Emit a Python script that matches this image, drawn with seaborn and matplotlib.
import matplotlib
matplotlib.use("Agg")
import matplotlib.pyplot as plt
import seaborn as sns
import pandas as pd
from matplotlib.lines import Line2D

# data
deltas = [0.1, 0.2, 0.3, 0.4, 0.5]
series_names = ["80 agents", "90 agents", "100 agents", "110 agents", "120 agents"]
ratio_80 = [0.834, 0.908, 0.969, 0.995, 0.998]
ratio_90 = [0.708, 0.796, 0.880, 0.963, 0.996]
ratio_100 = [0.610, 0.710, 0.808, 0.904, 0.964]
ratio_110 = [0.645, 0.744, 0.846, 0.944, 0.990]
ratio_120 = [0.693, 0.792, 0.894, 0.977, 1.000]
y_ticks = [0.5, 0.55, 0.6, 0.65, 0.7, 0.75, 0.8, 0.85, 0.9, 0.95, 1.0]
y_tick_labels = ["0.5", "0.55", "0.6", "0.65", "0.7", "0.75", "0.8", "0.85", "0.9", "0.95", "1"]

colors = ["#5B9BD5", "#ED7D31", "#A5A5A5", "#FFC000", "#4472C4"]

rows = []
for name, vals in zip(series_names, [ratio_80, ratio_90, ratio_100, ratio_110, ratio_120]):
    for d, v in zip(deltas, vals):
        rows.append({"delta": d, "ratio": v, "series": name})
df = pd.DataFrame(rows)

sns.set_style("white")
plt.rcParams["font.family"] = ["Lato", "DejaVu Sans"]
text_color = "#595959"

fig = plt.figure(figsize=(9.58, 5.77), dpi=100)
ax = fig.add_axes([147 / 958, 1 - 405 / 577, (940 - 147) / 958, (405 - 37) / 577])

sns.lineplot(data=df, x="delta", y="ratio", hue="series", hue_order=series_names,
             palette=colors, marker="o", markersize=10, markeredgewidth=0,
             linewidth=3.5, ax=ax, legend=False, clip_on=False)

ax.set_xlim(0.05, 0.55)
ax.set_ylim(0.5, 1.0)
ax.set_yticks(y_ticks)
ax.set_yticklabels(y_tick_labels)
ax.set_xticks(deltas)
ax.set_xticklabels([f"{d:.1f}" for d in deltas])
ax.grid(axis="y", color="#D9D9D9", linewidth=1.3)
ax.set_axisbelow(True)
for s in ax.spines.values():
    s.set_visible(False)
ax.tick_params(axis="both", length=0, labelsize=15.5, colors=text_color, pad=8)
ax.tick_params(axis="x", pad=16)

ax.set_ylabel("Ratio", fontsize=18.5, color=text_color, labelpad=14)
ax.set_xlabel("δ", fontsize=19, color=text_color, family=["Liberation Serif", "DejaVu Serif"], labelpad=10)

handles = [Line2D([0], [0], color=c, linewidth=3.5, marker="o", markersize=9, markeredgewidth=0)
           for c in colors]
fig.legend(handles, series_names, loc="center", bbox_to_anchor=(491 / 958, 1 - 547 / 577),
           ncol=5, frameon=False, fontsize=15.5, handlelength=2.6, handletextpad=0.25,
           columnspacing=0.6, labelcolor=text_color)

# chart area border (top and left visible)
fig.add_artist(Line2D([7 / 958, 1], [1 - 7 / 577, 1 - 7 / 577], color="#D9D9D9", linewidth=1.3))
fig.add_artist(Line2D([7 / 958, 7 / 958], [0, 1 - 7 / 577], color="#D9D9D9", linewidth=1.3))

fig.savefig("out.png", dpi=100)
::::::
Output all of the data above without any alteration.

Emit a Python script that matches this image, drawn with seaborn and matplotlib.
import matplotlib
matplotlib.use("Agg")
import matplotlib.pyplot as plt
import seaborn as sns
import pandas as pd
from matplotlib.lines import Line2D

# data
deltas = [0.1, 0.2, 0.3, 0.4, 0.5]
series_names = ["80 agents", "90 agents", "100 agents", "110 agents", "120 agents"]
ratio_80 = [0.834, 0.908, 0.969, 0.995, 0.998]
ratio_90 = [0.708, 0.796, 0.880, 0.963, 0.996]
ratio_100 = [0.610, 0.710, 0.808, 0.904, 0.964]
ratio_110 = [0.645, 0.744, 0.846, 0.944, 0.990]
ratio_120 = [0.693, 0.792, 0.894, 0.977, 1.000]
y_ticks = [0.5, 0.55, 0.6, 0.65, 0.7, 0.75, 0.8, 0.85, 0.9, 0.95, 1.0]
y_tick_labels = ["0.5", "0.55", "0.6", "0.65", "0.7", "0.75", "0.8", "0.85", "0.9", "0.95", "1"]

colors = ["#5B9BD5", "#ED7D31", "#A5A5A5", "#FFC000", "#4472C4"]

rows = []
for name, vals in zip(series_names, [ratio_80, ratio_90, ratio_100, ratio_110, ratio_120]):
    for d, v in zip(deltas, vals):
        rows.append({"delta": d, "ratio": v, "series": name})
df = pd.DataFrame(rows)

sns.set_style("white")
plt.rcParams["font.family"] = ["Lato", "DejaVu Sans"]
text_color = "#595959"

fig = plt.figure(figsize=(9.58, 5.77), dpi=100)
ax = fig.add_axes([147 / 958, 1 - 405 / 577, (940 - 147) / 958, (405 - 37) / 577])

sns.lineplot(data=df, x="delta", y="ratio", hue="series", hue_order=series_names,
             palette=colors, marker="o", markersize=10, markeredgewidth=0,
             linewidth=3.5, ax=ax, legend=False, clip_on=False)

ax.set_xlim(0.05, 0.55)
ax.set_ylim(0.5, 1.0)
ax.set_yticks(y_ticks)
ax.set_yticklabels(y_tick_labels)
ax.set_xticks(deltas)
ax.set_xticklabels([f"{d:.1f}" for d in deltas])
ax.grid(axis="y", color="#D9D9D9", linewidth=1.3)
ax.set_axisbelow(True)
for s in ax.spines.values():
    s.set_visible(False)
ax.tick_params(axis="both", length=0, labelsize=15.5, colors=text_color, pad=8)
ax.tick_params(axis="x", pad=16)

ax.set_ylabel("Ratio", fontsize=18.5, color=text_color, labelpad=14)
ax.set_xlabel("δ", fontsize=19, color=text_color, family=["Liberation Serif", "DejaVu Serif"], labelpad=10)

handles = [Line2D([0], [0], color=c, linewidth=3.5, marker="o", markersize=9, markeredgewidth=0)
           for c in colors]
fig.legend(handles, series_names, loc="center", bbox_to_anchor=(491 / 958, 1 - 547 / 577),
           ncol=5, frameon=False, fontsize=15.5, handlelength=2.6, handletextpad=0.25,
           columnspacing=0.6, labelcolor=text_color)

# chart area border (top and left visible)
fig.add_artist(Line2D([7 / 958, 1], [1 - 7 / 577, 1 - 7 / 577], color="#D9D9D9", linewidth=1.3))
fig.add_artist(Line2D([7 / 958, 7 / 958], [0, 1 - 7 / 577], color="#D9D9D9", linewidth=1.3))

fig.savefig("out.png", dpi=100)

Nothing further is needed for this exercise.